Each node has three properties:
String text
, the snippet of the input text that node representsint offset
, the number of characters into the input text the node appearsList<TreeNode> elements
, an array of nodes matching the sub-expressions
Walking the parse tree
You can use elements
to walk into the structure of the tree, or, you can use
the labels that Canopy generates, which can make your code clearer:
import url.URL;
import url.TreeNode;
import url.ParseError;
import url.Label;
public class Example {
public static void main(String[] args) throws ParseError {
TreeNode tree = URL.parse("http://example.com/search?q=hello#page=1");
System.out.println(tree.elements.get(4).elements.get(1).text);
// -> 'q=hello'
System.out.println(tree.get(Label.search).get(Label.query).text);
// -> 'q=hello'
}
}
Parsing errors
If you give the parser an input text that does not match the grammar, a
url.ParseError
is thrown.

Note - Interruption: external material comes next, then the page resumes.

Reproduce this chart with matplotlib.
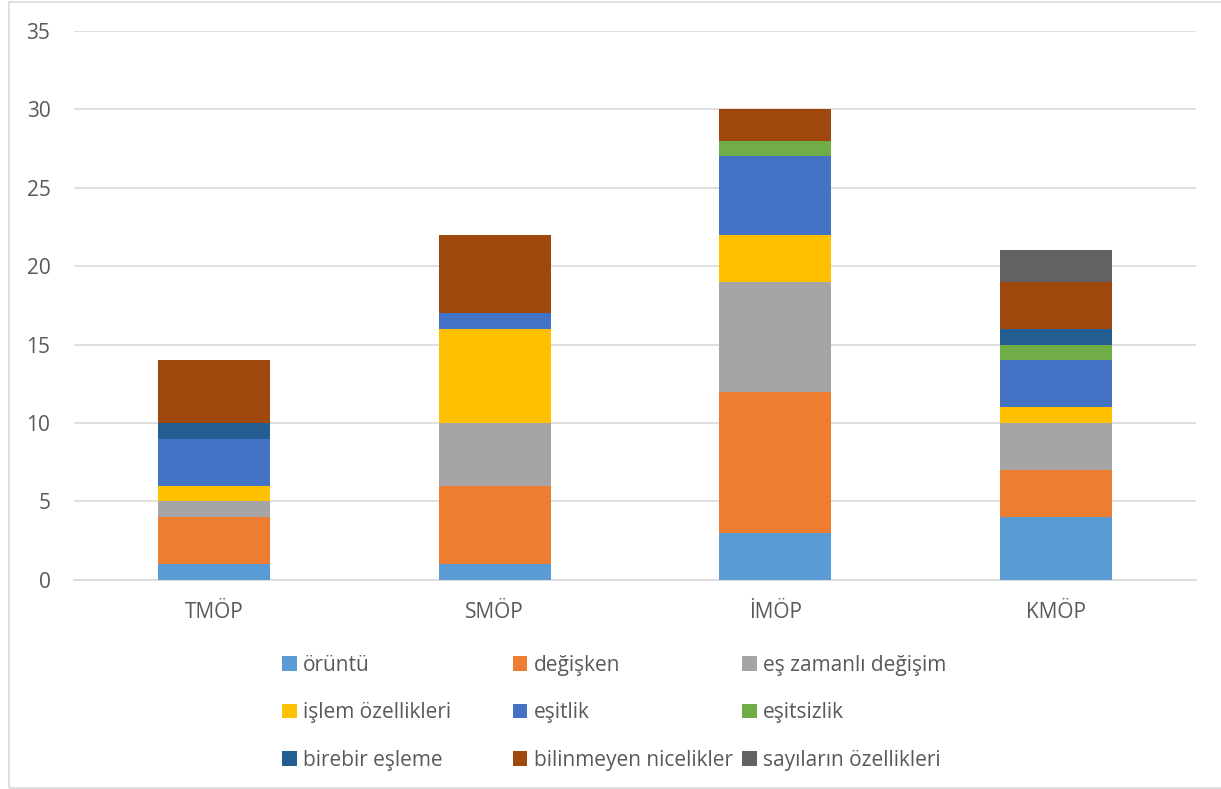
import matplotlib.pyplot as plt
from matplotlib.patches import Rectangle, Patch

plt.rcParams['font.family'] = ['Open Sans', 'DejaVu Sans']

categories = ["TMÖP", "SMÖP", "İMÖP", "KMÖP"]
series_names = ["örüntü", "değişken", "eş zamanlı değişim", "işlem özellikleri",
                "eşitlik", "eşitsizlik", "birebir eşleme", "bilinmeyen nicelikler",
                "sayıların özellikleri"]
oruntu = [1, 1, 3, 4]
degisken = [3, 5, 9, 3]
es_zamanli = [1, 4, 7, 3]
islem = [1, 6, 3, 1]
esitlik = [3, 1, 5, 3]
esitsizlik = [0, 0, 1, 1]
birebir = [1, 0, 0, 1]
bilinmeyen = [4, 5, 2, 3]
sayilar = [0, 0, 0, 2]
y_ticks = [0, 5, 10, 15, 20, 25, 30, 35]

series = [oruntu, degisken, es_zamanli, islem, esitlik, esitsizlik, birebir, bilinmeyen, sayilar]
colors = ["#5B9BD5", "#ED7D31", "#A5A5A5", "#FFC000", "#4472C4",
          "#70AD47", "#255E91", "#9E480E", "#636363"]
text_col = "#595959"

fig = plt.figure(figsize=(12.21, 7.89), dpi=100)
ax = fig.add_axes([0.0606, 0.265, 0.919, 0.696])

x = range(len(categories))
bottom = [0] * len(categories)
for vals, col in zip(series, colors):
    ax.bar(x, vals, width=0.4, bottom=bottom, color=col, zorder=3)
    bottom = [b + v for b, v in zip(bottom, vals)]

ax.set_xlim(-0.5, len(categories) - 0.5)
ax.set_ylim(0, 35)
ax.set_yticks(y_ticks)
ax.set_xticks(list(x))
ax.set_xticklabels(categories)
ax.grid(axis='y', color="#D9D9D9", linewidth=1.2, zorder=0)
for s in ['top', 'right', 'left']:
    ax.spines[s].set_visible(False)
ax.spines['bottom'].set_color("#D9D9D9")
ax.spines['bottom'].set_linewidth(1.2)
ax.tick_params(axis='both', length=0, labelsize=15, colors=text_col)
ax.tick_params(axis='y', pad=17)
ax.tick_params(axis='x', pad=16)

# legend, three fixed-width columns like Excel
handles = [Patch(facecolor=c) for c in colors]
col_x = [0.231, 0.420, 0.608]
for i in range(3):
    idx = [i, i + 3, i + 6]
    leg = fig.legend([handles[j] for j in idx], [series_names[j] for j in idx],
                     loc='upper left', bbox_to_anchor=(col_x[i], 0.170), ncol=1,
                     frameon=False, fontsize=15, handlelength=0.7, handleheight=0.7,
                     handletextpad=0.3, labelspacing=1.27, borderaxespad=0, borderpad=0)
    for t in leg.get_texts():
        t.set_color(text_col)

fig.patches.append(Rectangle((0.007, 0.001), 1.0, 0.996, transform=fig.transFigure,
                             fill=False, edgecolor="#D9D9D9", linewidth=1.2))

fig.savefig("out.png", dpi=100)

The error message will list any of the strings or
character classes the parser was expecting to find at the furthest position it
got to, along with the rule those expectations come from, and it will highlight
the line of the input where the syntax error occurs.
import url.URL;
import url.TreeNode;
import url.ParseError;
public class Example {
public static void main(String[] args) throws ParseError {
TreeNode tree = URL.parse("https://example.com./");
}
}
// url.ParseError: Line 1: expected one of:
//
// - [a-z0-9-] from URL::segment
//
// 1 | https://example.com./
// ^
Implementing actions
Say you have a grammar that uses action annotations, for example:
maps.peg
grammar Maps
map <- "{" string ":" value "}" %make_map
string <- "'" [^']* "'" %make_string
value <- list / number
list <- "[" value ("," value)* "]" %make_list
number <- [0-9]+ %make_number
In Java, compiling the above grammar produces a package called maps
that
contains classes called Maps
, TreeNode
and ParseError
, an enum called
Label
and an interface called Actions
. You supply the action functions to
the parser by implementing the Actions
interface, which has one method for
each action named in the grammar, each of which must return a TreeNode
.
TreeNode
has a no-argument constructor so making subclasses of it is
relatively easy.
The following example parses the input {'ints':[1,2,3]}
. It defines one
TreeNode
subclass for each kind of value in the tree:
Pair
wraps aMap<String, List<Integer>>
Text
wraps aString
Array
wraps aList<Integer>
Number
wraps anint
It then implements the Actions
interface to generate values of these types
from the parser matches.
import java.util.ArrayList;
import java.util.HashMap;
import java.util.List;
import java.util.Map;
import maps.Actions;
import maps.Label;
import maps.Maps;
import maps.ParseError;
import maps.TreeNode;
class Pair extends TreeNode {
Map<String, List<Integer>> pair;
Pair(String key, List<Integer> value) {
pair = new HashMap<String, List<Integer>>();
pair.put(key, value);
}
}
class Text extends TreeNode {
String string;
Text(String string) {
this.string = string;
}
}
class Array extends TreeNode {
List<Integer> list;
Array(List<Integer> list) {
this.list = list;
}
}
class Number extends TreeNode {
int number;
Number(int number) {
this.number = number;
}
}
class MapsActions implements Actions {
public Pair make_map(String input, int start, int end, List<TreeNode> elements) {
Text string = (Text)elements.get(1);
Array array = (Array)elements.get(3);
return new Pair(string.string, array.list);
}
public Text make_string(String input, int start, int end, List<TreeNode> elements) {
return new Text(elements.get(1).text);
}
public Array make_list(String input, int start, int end, List<TreeNode> elements) {
List<Integer> list = new ArrayList<Integer>();
list.add(((Number)elements.get(1)).number);
for (TreeNode el : elements.get(2)) {
Number number = (Number)el.get(Label.value);
list.add(number.number);
}
return new Array(list);
}
public Number make_number(String input, int start, int end, List<TreeNode> elements) {
return new Number(Integer.parseInt(input.substring(start, end), 10));
}
}
public class Example {
public static void main(String[] args) throws ParseError {
Pair result = (Pair)Maps.parse("{'ints':[1,2,3]}", new MapsActions());
System.out.println(result.pair);
// -> {ints=[1, 2, 3]}
}
}
Extended node types
Using the <Type>
grammar annotation is not supported in the Java version.